Questions about the nature of law, its relationship with custom, and the form of legal rules, categories and claims, are placed at the centre of this challenging, yet accessible, introduction. Anthropology of law is presented as a distinctive subject within the broader field of legal anthropology, suggesting new avenues of inquiry for the anthropologist, while also bringing empirical studies within the ambit of legal scholarship. The
Anthropology of Law considers contemporary debates on human rights, international laws, and new forms of property alongside ethnographic studies of order and conflict resolution.
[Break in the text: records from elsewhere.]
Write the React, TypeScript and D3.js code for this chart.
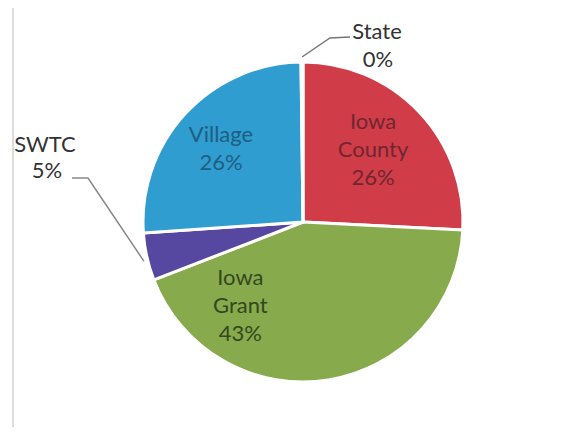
import React from "react";
import * as d3 from "d3";

const categories = ["Iowa County", "Iowa Grant", "SWTC", "Village", "State"];
const values = [25.8, 43.3, 4.8, 25.9, 0.2];
const pctLabels = ["26%", "43%", "5%", "26%", "0%"];
const colors = ["#d03c48", "#87aa4c", "#5648a0", "#2f9dcf", "#9bbb59"];
const textColors = ["#702630", "#34481f", "#333", "#205e82", "#333"];

const W = 577;
const H = 435;
const cx = 303;
const cy = 222;
const R = 160;

// inside label placement: [angle deg (clockwise from top), radius fraction]
const insidePlace: (number[] | null)[] = [[44, 0.63], [217, 0.65], null, [312, 0.69], null];

export default function App() {
  const pie = d3.pie<number>().sort(null).value((d) => d)(values);
  const arc = d3.arc<d3.PieArcDatum<number>>().innerRadius(0).outerRadius(R);
  const font = "Lato, 'Open Sans', sans-serif";

  const ang = (a: d3.PieArcDatum<number>) => (a.startAngle + a.endAngle) / 2;
  const pt = (t: number, r: number) => [cx + r * Math.sin(t), cy - r * Math.cos(t)];

  const stateArc = pie[4];
  const swtcArc = pie[2];
  const sA = pt(ang(stateArc), R + 2);
  const wA = pt(ang(swtcArc), R + 1);

  return (
    <div style={{ margin: -8 }}>
      <svg width={W} height={H} style={{ display: "block", background: "#fff" }}>
        <line x1={13} y1={5} x2={W} y2={5} stroke="#e2e2e2" strokeWidth={1.5} />
        <line x1={13} y1={5} x2={13} y2={H} stroke="#dcdcdc" strokeWidth={2} />
        <g transform={`translate(${cx},${cy})`}>
          {pie.map((p, i) => (
            <path key={categories[i]} d={arc(p) || ""} fill={colors[i]} stroke="#fff" strokeWidth={3} strokeLinejoin="round" />
          ))}
        </g>
        {pie.map((p, i) => {
          const place = insidePlace[i];
          if (!place) return null;
          const [x, y] = pt((place[0] * Math.PI) / 180, R * place[1]);
          const words = categories[i].split(" ");
          const lines = [...words, pctLabels[i]];
          const lh = 28;
          const y0 = y - ((lines.length - 1) * lh) / 2;
          return (
            <text key={i} textAnchor="middle" fontFamily={font} fontSize={22} fill={textColors[i]}>
              {lines.map((l, j) => (
                <tspan key={j} x={x} y={y0 + j * lh} dy="0.35em">
                  {l}
                </tspan>
              ))}
            </text>
          );
        })}
        {/* State callout */}
        <polyline points={`${sA[0]},${sA[1] - 3} 330,38 350,37`} fill="none" stroke="#777" strokeWidth={1.5} />
        <text textAnchor="middle" fontFamily={font} fontSize={22} fill="#333">
          <tspan x={377} y={31} dy="0.35em">{categories[4]}</tspan>
          <tspan x={378} y={59} dy="0.35em">{pctLabels[4]}</tspan>
        </text>
        {/* SWTC callout */}
        <polyline points={`72,178 88,178 ${wA[0] - 2},${wA[1] + 4}`} fill="none" stroke="#888" strokeWidth={1.5} />
        <text textAnchor="middle" fontFamily={font} fontSize={22} fill="#333">
          <tspan x={45} y={144} dy="0.35em">{categories[2]}</tspan>
          <tspan x={47} y={170} dy="0.35em">{pctLabels[2]}</tspan>
        </text>
      </svg>
    </div>
  );
}
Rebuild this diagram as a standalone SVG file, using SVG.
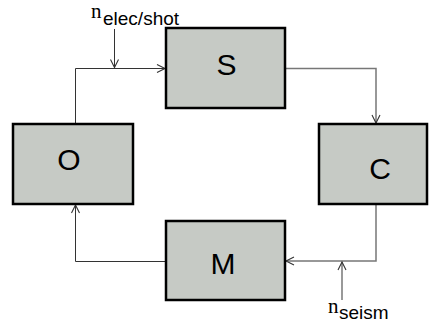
<svg xmlns="http://www.w3.org/2000/svg" width="429" height="322" viewBox="0 0 429 322">
<style>
.box{fill:#c6cac5;stroke:#000;stroke-width:2.5}
.lbl{font-family:"Liberation Sans",Arial,sans-serif;font-size:30px;fill:#000;text-anchor:middle}
.conn{fill:none;stroke:#333;stroke-width:1}
.conn2{fill:none;stroke:#777;stroke-width:1.5}
.n{font-family:"Liberation Serif","Times New Roman",serif;font-size:21px;fill:#000}
.sub{font-family:"Liberation Sans",Arial,sans-serif;font-size:19px;fill:#000}
</style>
<defs>
<marker id="arr" markerUnits="userSpaceOnUse" markerWidth="12" markerHeight="12" refX="9" refY="5" orient="auto">
<path d="M1,1 L9,5 L1,9" fill="none" stroke="#333" stroke-width="1.1"/>
</marker>
</defs>
<g id="connectors">
<path class="conn" d="M75.5,124 V68.5 H165" marker-end="url(#arr)"/>
<path class="conn2" d="M285,68.5 H376 V123" marker-end="url(#arr)"/>
<path class="conn2" d="M376,204 V261 H286" marker-end="url(#arr)"/>
<path class="conn" d="M166,261.5 H75.5 V205" marker-end="url(#arr)"/>
<path class="conn" d="M114.5,29 V67.5" marker-end="url(#arr)"/>
<path class="conn2" d="M342,300 V262" marker-end="url(#arr)"/>
</g>
<g id="node-S">
<rect class="box" x="166" y="28" width="119" height="80"/>
<text class="lbl" x="226.5" y="75">S</text>
</g>
<g id="node-C">
<rect class="box" x="319" y="124" width="108" height="80"/>
<text class="lbl" x="380" y="179">C</text>
</g>
<g id="node-O">
<rect class="box" x="13" y="124" width="120" height="80"/>
<text class="lbl" x="69" y="170">O</text>
</g>
<g id="node-M">
<rect class="box" x="166" y="221" width="119" height="79"/>
<text class="lbl" x="223" y="274">M</text>
</g>
<g id="label-elec">
<text class="n" x="91" y="18">n</text>
<text class="sub" x="103" y="25">elec/shot</text>
</g>
<g id="label-seism">
<text class="n" x="328" y="313">n</text>
<text class="sub" x="339" y="319">seism</text>
</g>
</svg>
It also delves into the rich
corpus of texts and codes studied by legal historians, classicists and orientalists: the great legal systems of ancient China, India, and the Islamic world, unjustly neglected by anthropologists, are examined alongside forms of law created on their peripheries. Ancient codes, medieval coutumes, village constitutions, and tribal laws provide rich empirical detail for the author's analysis of the cross-cultural importance of the form of law, as text or rule, and carefully-selected examples shed
new light upon the interrelations and distinctions between laws, custom, and justice. Legalism is taken as the starting point for inquiry into the nature and functions of law, and its roles as an
instrument of government, a subject of scholarship, and an assertion of moral order. An argument unfolds concerning the tensions between legalistic thought and argument, and the ideological or aspirational claims to embody justice, morality, and religious truth, which lie at the heart of what we think of as law.
Author Biography:
Fernanda Pirie is a University Lecturer in socio-legal studies at the University of Oxford, and Director of the University's Centre for Socio-Legal Studies. An anthropologist by training, following a career at the London Bar, she has carried out fieldwork for over a decade on the Tibetan plateau. Her studies have centred on conflict resolution, social order, and tribe-state relations, and have lead to publications on violence, conflict, order, and disorder. More
recently she has been working on the nature of legalism on the Tibetan plateau. She is a coordinator of the Oxford Legalism project, which brings together scholars from law, history, anthropology,
classics, and oriental studies in a series of seminars and workshops, in order to compare examples of legalistic texts, practices, and thought from across the world.